Deep learning: State-of-the-art

Deep learning model development is a hot research area in the deep learning and AI community. Driven by smartphones and the amount of image data that is being generated, a special focus has been given for image or vision deep learning functions to be able to identify faces, scenes, moods and other information in pictures. A specific type of neural network, Convolution Neural network (CNN), is an enabler for the latest advancements in computer vision. Convolution is a cool technique to detect different features in the input image. Convolution process uses a kernel, also called a filer, to sweep across an image to detect patterns in the image. A kernel is a very small matrix (usually 3x3 or 5x5) with a set of weights corresponding to its size and typically detects one feature in the image such as eyes, nose or a specific expression.

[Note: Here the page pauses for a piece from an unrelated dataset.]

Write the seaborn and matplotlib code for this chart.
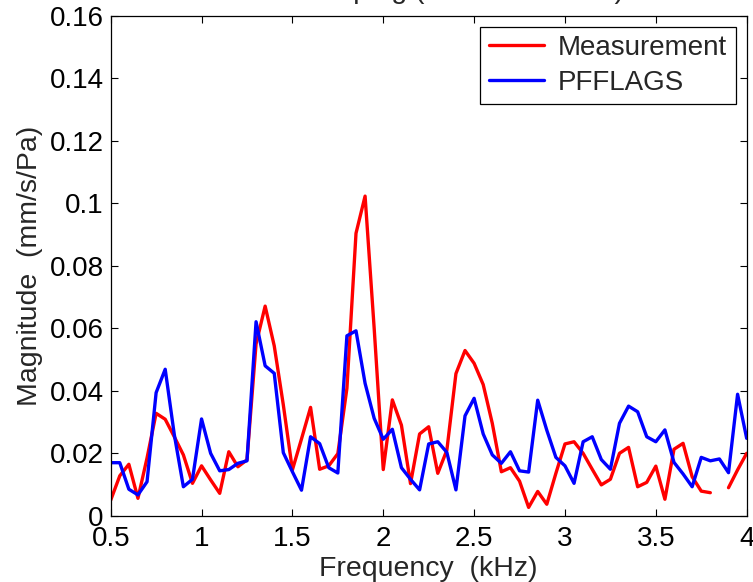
import numpy as np
import pandas as pd
import matplotlib
matplotlib.use("Agg")
import matplotlib.pyplot as plt
from matplotlib.lines import Line2D
import seaborn as sns

# Frequencies (kHz), one sample every 0.05 kHz
freq = np.round(np.arange(0.5, 4.0001, 0.05), 2)

# Measured magnitude (mm/s/Pa); NaN = missing sample
measurement = [
    0.0050, 0.0128, 0.0165, 0.0056, 0.0185, 0.0328, 0.0309, 0.0253, 0.0195, 0.0104,
    0.0160, 0.0115, 0.0072, 0.0205, 0.0157, 0.0179, 0.0550, 0.0671, 0.0544, 0.0355,
    0.0147, 0.0246, 0.0347, 0.0149, 0.0160, 0.0199, 0.0408, 0.0904, 0.1023, 0.0600,
    0.0148, 0.0371, 0.0290, 0.0103, 0.0262, 0.0285, 0.0136, 0.0210, 0.0455, 0.0529,
    0.0488, 0.0420, 0.0296, 0.0141, 0.0154, 0.0111, 0.0027, 0.0078, 0.0037, 0.0136,
    0.0230, 0.0237, 0.0200, 0.0149, 0.0099, 0.0117, 0.0200, 0.0219, 0.0093, 0.0107,
    0.0159, 0.0053, 0.0213, 0.0232, 0.0125, 0.0079, 0.0074, np.nan, 0.0090, 0.0147,
    0.0200,
]

# Predicted magnitude (mm/s/Pa)
pfflags = [
    0.0170, 0.0170, 0.0085, 0.0067, 0.0109, 0.0394, 0.0469, 0.0260, 0.0093, 0.0117,
    0.0310, 0.0200, 0.0144, 0.0148, 0.0168, 0.0176, 0.0621, 0.0480, 0.0456, 0.0202,
    0.0141, 0.0082, 0.0253, 0.0231, 0.0154, 0.0137, 0.0576, 0.0592, 0.0424, 0.0312,
    0.0245, 0.0277, 0.0154, 0.0117, 0.0083, 0.0230, 0.0237, 0.0203, 0.0083, 0.0320,
    0.0376, 0.0262, 0.0195, 0.0168, 0.0205, 0.0144, 0.0140, 0.0370, 0.0274, 0.0187,
    0.0160, 0.0104, 0.0237, 0.0253, 0.0180, 0.0149, 0.0296, 0.0351, 0.0333, 0.0253,
    0.0237, 0.0275, 0.0171, 0.0134, 0.0093, 0.0187, 0.0176, 0.0182, 0.0138, 0.0389,
    0.0248,
]

series_names = ["Measurement", "PFFLAGS"]
series_colors = ["#ff0000", "#0000ff"]
xticks = [0.5, 1, 1.5, 2, 2.5, 3, 3.5, 4]
yticks = [0, 0.02, 0.04, 0.06, 0.08, 0.10, 0.12, 0.14, 0.16]
xtick_labels = ["0.5", "1", "1.5", "2", "2.5", "3", "3.5", "4"]
ytick_labels = ["0", "0.02", "0.04", "0.06", "0.08", "0.1", "0.12", "0.14", "0.16"]


def long_form(name, values):
    d = pd.DataFrame({"freq": freq, "mag": values, "series": name})
    # new segment after every missing sample so the line breaks there
    d["seg"] = d["mag"].isna().cumsum()
    return d.dropna()


df = pd.concat([long_form(n, v) for n, v in zip(series_names, [measurement, pfflags])],
               ignore_index=True)
df["unit"] = df["series"] + "_" + df["seg"].astype(str)

sns.set_theme(style="ticks")
plt.rcParams["font.family"] = ["Liberation Sans", "DejaVu Sans"]

fig = plt.figure(figsize=(7.53, 5.82), dpi=100)
ax = fig.add_axes([0.147, 0.1137, 0.8446, 0.8592])

sns.lineplot(data=df, x="freq", y="mag", hue="series", units="unit", estimator=None,
             hue_order=series_names, palette=dict(zip(series_names, series_colors)),
             linewidth=2.4, legend=False, ax=ax)

ax.set_xlim(0.5, 4)
ax.set_ylim(0, 0.16)
ax.set_xticks(xticks)
ax.set_yticks(yticks)
ax.set_xticklabels(xtick_labels)
ax.set_yticklabels(ytick_labels)
ax.tick_params(direction="in", top=True, right=True, length=5, width=0.8,
               labelsize=20, colors="black")
ax.tick_params(axis="x", pad=7)
ax.tick_params(axis="y", pad=5)
for s in ax.spines.values():
    s.set_visible(True)
    s.set_color("black")
    s.set_linewidth(0.9)

ax.set_xlabel("Frequency  (kHz)", fontsize=20.5, labelpad=3)
ax.set_ylabel("Magnitude  (mm/s/Pa)", fontsize=20.5, labelpad=5)
ax.set_title("With damping (Shell Model A1)", fontsize=20.5, pad=13)

handles = [Line2D([], [], color=c, linewidth=2.4) for c in series_colors]
leg = ax.legend(handles, series_names, loc="upper right", fontsize=20,
                frameon=True, fancybox=False, framealpha=1, edgecolor="black",
                borderaxespad=0.4, handlelength=2.0, handletextpad=0.5,
                borderpad=0.3, labelspacing=0.3)
leg.get_frame().set_linewidth(0.9)

fig.savefig("out.png", dpi=100)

The seminal AlexNet [3] paper in 2012, showed researchers and industry that deep learning was an extremely effective algorithmic processing technique in solving computer vision tasks like classification, object detection and semantic segmentation. This triggered a series of new innovations continuing to improve the inference performance and efficiency targeting myriad of applications from robots and smart retail carts to last mile delivery autonomous delivery systems.

Figure 1-3 below shows popular models used in the industry today starting with AlexNet [4]. In general, there is a clear trade-off between the accuracy of the model and the number of operations used by the model shown in Giga operations (G-ops) [4].

GUID-6C649F9F-EA78-492F-98D1-A9F69BB0CD0F-low.gif Figure 1-3 Popular deep learning models

This trade-off highlights the need for efficient SoC architectures to be able to run large computations efficiently. Deep learning community is pretty vibrant and constant innovation is happening to improve the model performance and efficiency. TI is constantly looking into new SoC technology innovations to offer this community best-in-class AI capabilities.

It is common practice to use architectures of deep learning networks published in literature. There are open-source implementations of several models. TI is making the process even easier with its own Model Zoo. TI's ModelZoo is a large collection of models that are optimized for inference speed and low power consumption. The models used in this benchmarking app note are examples of such open source models.